-- begin Given data --

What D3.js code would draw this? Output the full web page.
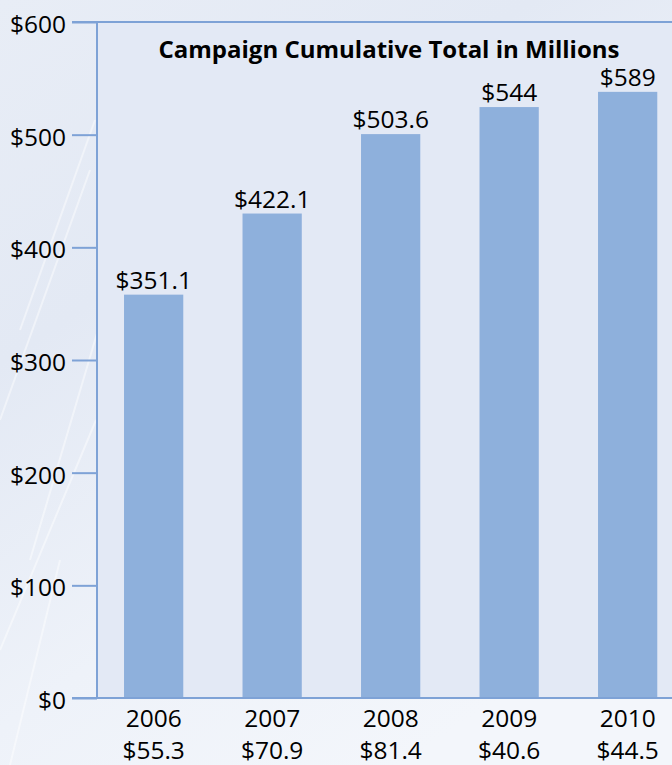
<!DOCTYPE html>
<html>
<head>
<meta charset="utf-8">
<script src="https://cdn.jsdelivr.net/npm/d3@7"></script>
<style>
  html, body { margin: 0; padding: 0; background: #eef2f9; }
  svg { display: block; }
  text { font-family: "Open Sans", "Noto Sans", sans-serif; fill: #000; }
</style>
</head>
<body>
<svg id="chart" width="672" height="765"></svg>
<script>
// ---- data ----
const years = ["2006", "2007", "2008", "2009", "2010"];
// bar heights as drawn in the picture (millions)
const barValues = [358, 430, 500.5, 524.5, 538];
// labels printed above the bars
const totalLabels = ["$351.1", "$422.1", "$503.6", "$544", "$589"];
// yearly amounts printed under the years
const yearLabels = ["$55.3", "$70.9", "$81.4", "$40.6", "$44.5"];
const yTicks = [0, 100, 200, 300, 400, 500, 600];
const title = "Campaign Cumulative Total in Millions";

const W = 672, H = 765;
const FS = 24.5;
const svg = d3.select("#chart");

// ---- background ----
const defs = svg.append("defs");
const bg = defs.append("linearGradient").attr("id", "bg")
  .attr("x1", "0").attr("y1", "0").attr("x2", "0.6").attr("y2", "1");
bg.append("stop").attr("offset", "0").attr("stop-color", "#e8edf6");
bg.append("stop").attr("offset", "0.35").attr("stop-color", "#e3e9f4");
bg.append("stop").attr("offset", "0.7").attr("stop-color", "#eef2f9");
bg.append("stop").attr("offset", "1").attr("stop-color", "#f3f6fb");
svg.append("rect").attr("width", W).attr("height", H).attr("fill", "url(#bg)");

// faint decorative streaks (texture of the original backdrop)
const streaks = [[20, 330, 95, 120], [0, 420, 90, 170], [30, 560, 98, 330],
                 [0, 650, 96, 420], [10, 765, 60, 560]];
svg.append("g").selectAll("line").data(streaks).join("line")
  .attr("x1", d => d[0]).attr("y1", d => d[1]).attr("x2", d => d[2]).attr("y2", d => d[3])
  .attr("stroke", "#ffffff").attr("stroke-opacity", 0.45).attr("stroke-width", 2);

// ---- scales ----
const y = d3.scaleLinear().domain([0, 600]).range([698, 22]);
const x = d3.scaleBand().domain(years).range([94.4, 686.9]).paddingInner(0.5).paddingOuter(0.25);

const plotLeft = 97;

// plot area
svg.append("rect")
  .attr("x", plotLeft).attr("y", y(600))
  .attr("width", W - plotLeft).attr("height", y(0) - y(600))
  .attr("fill", "#e3e9f5");

// bars
svg.append("g").selectAll("rect").data(barValues).join("rect")
  .attr("x", (d, i) => x(years[i]))
  .attr("y", d => y(d))
  .attr("width", x.bandwidth())
  .attr("height", d => y(0) - y(d))
  .attr("fill", "#8eb0dc");

// value labels
svg.append("g").selectAll("text").data(barValues).join("text")
  .attr("x", (d, i) => x(years[i]) + x.bandwidth() / 2)
  .attr("y", d => y(d) - 6)
  .attr("text-anchor", "middle")
  .attr("font-size", FS)
  .text((d, i) => totalLabels[i]);

// y axis
const yAxis = d3.axisLeft(y).tickValues(yTicks).tickFormat(d => "$" + d)
  .tickSize(25).tickPadding(6);
const ya = svg.append("g").attr("transform", `translate(${plotLeft},0)`).call(yAxis);
ya.select(".domain").remove();
ya.selectAll(".tick line").attr("stroke", "#7ea2d6").attr("stroke-width", 2);
ya.selectAll(".tick text").attr("font-size", FS).attr("fill", "#000")
  .attr("font-family", "'Open Sans', sans-serif").attr("dy", "0.43em");

// frame lines: left and top of plot, bottom baseline
svg.append("line").attr("x1", plotLeft).attr("x2", plotLeft)
  .attr("y1", y(600)).attr("y2", y(0))
  .attr("stroke", "#7ea2d6").attr("stroke-width", 2);
svg.append("line").attr("x1", plotLeft - 25).attr("x2", W)
  .attr("y1", y(600)).attr("y2", y(600))
  .attr("stroke", "#7ea2d6").attr("stroke-width", 2);
svg.append("line").attr("x1", plotLeft - 25).attr("x2", W)
  .attr("y1", y(0)).attr("y2", y(0))
  .attr("stroke", "#7ea2d6").attr("stroke-width", 2);

// x axis labels
const xAxis = d3.axisBottom(x).tickSize(0).tickPadding(0);
const xa = svg.append("g").attr("transform", `translate(0,${y(0)})`).call(xAxis);
xa.select(".domain").remove();
xa.selectAll(".tick text").attr("font-size", FS).attr("fill", "#000")
  .attr("font-family", "'Open Sans', sans-serif")
  .attr("dy", null).attr("y", 29);

svg.append("g").selectAll("text").data(yearLabels).join("text")
  .attr("x", (d, i) => x(years[i]) + x.bandwidth() / 2)
  .attr("y", 759)
  .attr("text-anchor", "middle")
  .attr("font-size", FS)
  .text(d => d);

// title
svg.append("text")
  .attr("x", 389).attr("y", 58)
  .attr("text-anchor", "middle")
  .attr("font-size", 24).attr("font-weight", "bold")
  .text(title);
</script>
</body>
</html>
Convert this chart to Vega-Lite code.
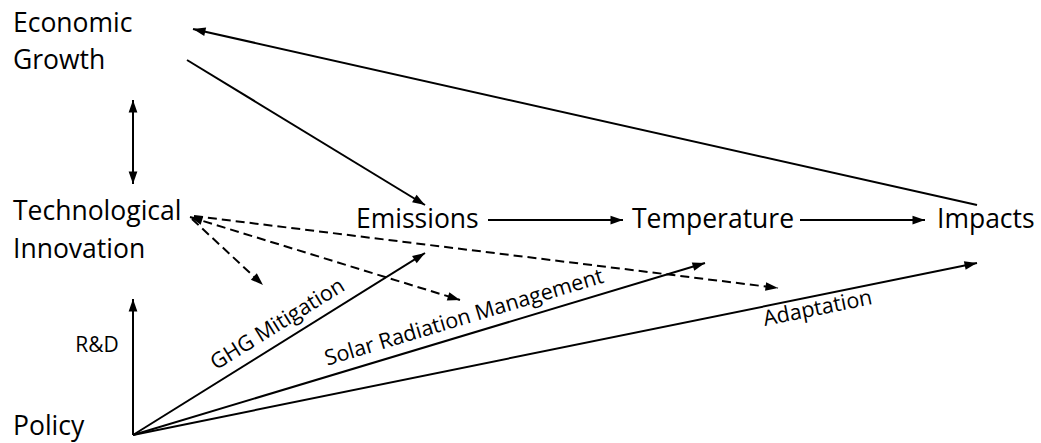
{
  "$schema": "https://vega.github.io/schema/vega-lite/v6.json",
  "width": 1041,
  "height": 443,
  "autosize": {"type": "fit", "contains": "padding"},
  "padding": 0,
  "background": "white",
  "config": {"view": {"stroke": null}, "font": "Open Sans"},
  "datasets": {
    "edges": [
      {"from": "Impacts", "to": "Economic Growth", "x": 977, "y": 205, "x2": 193, "y2": 29, "style": "solid", "heads": "end"},
      {"from": "Economic Growth", "to": "Emissions", "x": 187, "y": 60, "x2": 425, "y2": 205, "style": "solid", "heads": "end"},
      {"from": "Technological Innovation", "to": "Economic Growth", "x": 133, "y": 184, "x2": 133, "y2": 100, "style": "solid", "heads": "both"},
      {"from": "Emissions", "to": "Temperature", "x": 488, "y": 220, "x2": 623, "y2": 220, "style": "solid", "heads": "end"},
      {"from": "Temperature", "to": "Impacts", "x": 800, "y": 220, "x2": 925, "y2": 220, "style": "solid", "heads": "end"},
      {"from": "Policy", "to": "Technological Innovation", "x": 133, "y": 435, "x2": 133, "y2": 299, "style": "solid", "heads": "end"},
      {"from": "Policy", "to": "Emissions", "x": 133, "y": 435, "x2": 425, "y2": 253, "style": "solid", "heads": "end", "label": "GHG Mitigation", "lx": 281, "ly": 330},
      {"from": "Policy", "to": "Temperature", "x": 133, "y": 435, "x2": 705, "y2": 263, "style": "solid", "heads": "end", "label": "Solar Radiation Management", "lx": 466, "ly": 324},
      {"from": "Policy", "to": "Impacts", "x": 133, "y": 435, "x2": 977, "y2": 263, "style": "solid", "heads": "end", "label": "Adaptation", "lx": 819, "ly": 315},
      {"from": "Technological Innovation", "to": "GHG Mitigation", "x": 192, "y": 219, "x2": 263, "y2": 285, "style": "dashed", "heads": "end"},
      {"from": "Technological Innovation", "to": "Solar Radiation Management", "x": 190, "y": 217, "x2": 460, "y2": 300, "style": "dashed", "heads": "both"},
      {"from": "Technological Innovation", "to": "Adaptation", "x": 194, "y": 216, "x2": 778, "y2": 288, "style": "dashed", "heads": "end"}
    ],
    "labels": [
      {"text": "Economic", "x": 13, "y": 32, "role": "node"},
      {"text": "Growth", "x": 13, "y": 69, "role": "node"},
      {"text": "Technological", "x": 13, "y": 220, "role": "node"},
      {"text": "Innovation", "x": 13, "y": 258, "role": "node"},
      {"text": "Policy", "x": 13, "y": 435, "role": "node"},
      {"text": "Emissions", "x": 356, "y": 228, "role": "node"},
      {"text": "Temperature", "x": 632, "y": 228, "role": "node"},
      {"text": "Impacts", "x": 937, "y": 228, "role": "node"},
      {"text": "R&D", "x": 97, "y": 352, "role": "note"}
    ]
  },
  "layer": [
    {
      "data": {"name": "edges"},
      "transform": [{"filter": "datum.style === 'solid'"}],
      "mark": {"type": "rule", "color": "black", "strokeWidth": 2, "strokeCap": "butt"},
      "encoding": {
        "x": {"field": "x", "type": "quantitative", "scale": {"domain": [0, 1041], "nice": false, "zero": false}, "axis": null},
        "y": {"field": "y", "type": "quantitative", "scale": {"domain": [0, 443], "nice": false, "zero": false, "reverse": true}, "axis": null},
        "x2": {"field": "x2"},
        "y2": {"field": "y2"}
      }
    },
    {
      "data": {"name": "edges"},
      "transform": [{"filter": "datum.style === 'dashed'"}],
      "mark": {"type": "rule", "color": "black", "strokeWidth": 2, "strokeCap": "butt", "strokeDash": [9, 5]},
      "encoding": {
        "x": {"field": "x", "type": "quantitative", "axis": null},
        "y": {"field": "y", "type": "quantitative", "axis": null},
        "x2": {"field": "x2"},
        "y2": {"field": "y2"}
      }
    },
    {
      "data": {"name": "edges"},
      "transform": [{"calculate": "atan2(datum.y2 - datum.y, datum.x2 - datum.x) * 180 / PI", "as": "ang"}],
      "mark": {"type": "point", "shape": "M0,0L-1,-0.35L-1,0.35Z", "size": 625, "filled": true, "color": "black", "opacity": 1, "strokeWidth": 0},
      "encoding": {
        "x": {"field": "x2", "type": "quantitative", "axis": null},
        "y": {"field": "y2", "type": "quantitative", "axis": null},
        "angle": {"field": "ang", "type": "quantitative", "scale": null}
      }
    },
    {
      "data": {"name": "edges"},
      "transform": [
        {"filter": "datum.heads === 'both'"},
        {"calculate": "atan2(datum.y - datum.y2, datum.x - datum.x2) * 180 / PI", "as": "ang"}
      ],
      "mark": {"type": "point", "shape": "M0,0L-1,-0.35L-1,0.35Z", "size": 625, "filled": true, "color": "black", "opacity": 1, "strokeWidth": 0},
      "encoding": {
        "x": {"field": "x", "type": "quantitative", "axis": null},
        "y": {"field": "y", "type": "quantitative", "axis": null},
        "angle": {"field": "ang", "type": "quantitative", "scale": null}
      }
    },
    {
      "data": {"name": "edges"},
      "transform": [
        {"filter": "isValid(datum.label)"},
        {"calculate": "atan2(datum.y2 - datum.y, datum.x2 - datum.x) * 180 / PI", "as": "ang"}
      ],
      "mark": {"type": "text", "fontSize": 21.5, "align": "center", "baseline": "alphabetic", "color": "black", "font": "Open Sans"},
      "encoding": {
        "x": {"field": "lx", "type": "quantitative", "axis": null},
        "y": {"field": "ly", "type": "quantitative", "axis": null},
        "text": {"field": "label"},
        "angle": {"field": "ang", "type": "quantitative", "scale": null}
      }
    },
    {
      "data": {"name": "labels"},
      "transform": [{"filter": "datum.role === 'node'"}],
      "mark": {"type": "text", "fontSize": 26.5, "align": "left", "baseline": "alphabetic", "color": "black", "font": "Open Sans"},
      "encoding": {
        "x": {"field": "x", "type": "quantitative", "axis": null},
        "y": {"field": "y", "type": "quantitative", "axis": null},
        "text": {"field": "text"}
      }
    },
    {
      "data": {"name": "labels"},
      "transform": [{"filter": "datum.role === 'note'"}],
      "mark": {"type": "text", "fontSize": 21, "align": "center", "baseline": "alphabetic", "color": "black", "font": "Open Sans"},
      "encoding": {
        "x": {"field": "x", "type": "quantitative", "axis": null},
        "y": {"field": "y", "type": "quantitative", "axis": null},
        "text": {"field": "text"}
      }
    }
  ]
}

-- end Given data --

# Goal
Which lines hold the word "chart"? Copy all of them.

# Result of this exercise
<svg id="chart" width="672" height="765"></svg>
const svg = d3.select("#chart");
Convert this chart to Vega-Lite code.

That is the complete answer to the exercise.